SAN FRANCISCO, Dec. 4, 2019 /PRNewswire/ -- Prologis, Inc. (NYSE: PLD), the global leader in logistics real estate, today announced the expansion of its development venture in China and increased its development capacity to more than US$3.5 billion. Prologis also announced the formation of its new US$1.7 billion open-ended Prologis China Core Logistics Fund, LP ("PCCLF" or the "Fund").

As part of the expansion of Prologis China Logistics Venture 3, HIP China Logistics Investments Limited ("HIP") and Prologis have committed an additional US$882 million of equity which, with leverage, will allow the venture to develop approximately US$3.5 billion of logistics properties in China. Prologis and HIP will retain their respective ownership percentages in Prologis China Logistics Venture 3.

The company also announced the formation of PCCLF, a perpetual life fund which will invest in operating logistics properties in Prologis' target markets in China. The Fund has raised RMB 3.1 billion (approx. US$445 million) and will acquire the existing portfolio of assets from Prologis China Logistics Venture 1 of approximately 2.0 million square meters (approx. 22.0 million square feet) with a fair value of approximately RMB 12.3 billion (approx. US$1.7 billion). Prologis will maintain its ownership percentage and HIP will continue to be a major investor in PCCLF.

"China represents the largest consumption opportunity in the world, with a sophisticated and rapidly-growing e-commerce market," said Prologis chief investment officer Eugene F. Reilly. "Our strategy in China is to invest in the highest-quality logistics assets located in the most important consumption markets in the country."

"Investor demand for China logistics is exceptionally strong and we are delighted to be able to offer our institutional investor partners access to this important market opportunity through our new perpetual life fund, PCCLF," said Prologis managing director, global head of capital raising Martina Malone.

As of September 30, 2019, Prologis had US$111 billion of assets under management, including US$58 billion in its nine co-investment ventures globally.

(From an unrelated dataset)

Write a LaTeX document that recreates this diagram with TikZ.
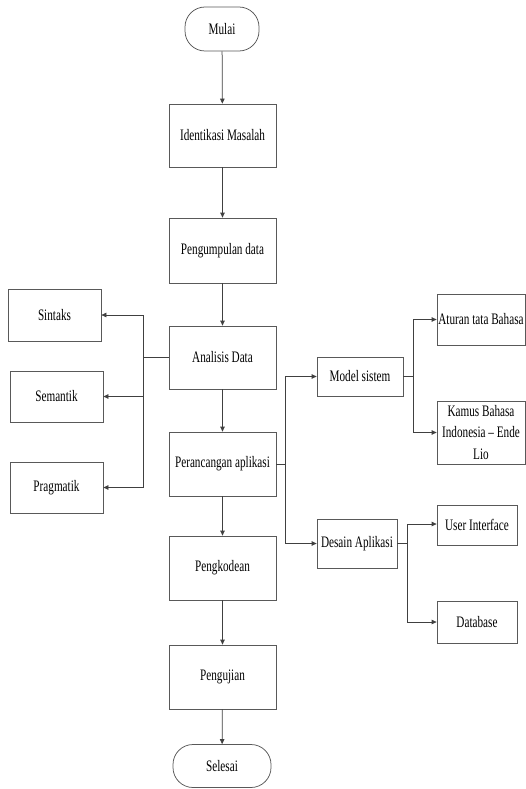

Prologis, Inc. is the global leader in logistics real estate with a focus on high-barrier, high-growth markets. As of September 30, 2019, the company owned or had investments in, on a wholly owned basis or through co-investment ventures, properties and development projects expected to total approximately 797 million square feet (74 million square meters) in 19 countries. Prologis leases modern logistics facilities to a diverse base of approximately 5,100 customers principally across two major categories: business-to-business and retail/online fulfillment.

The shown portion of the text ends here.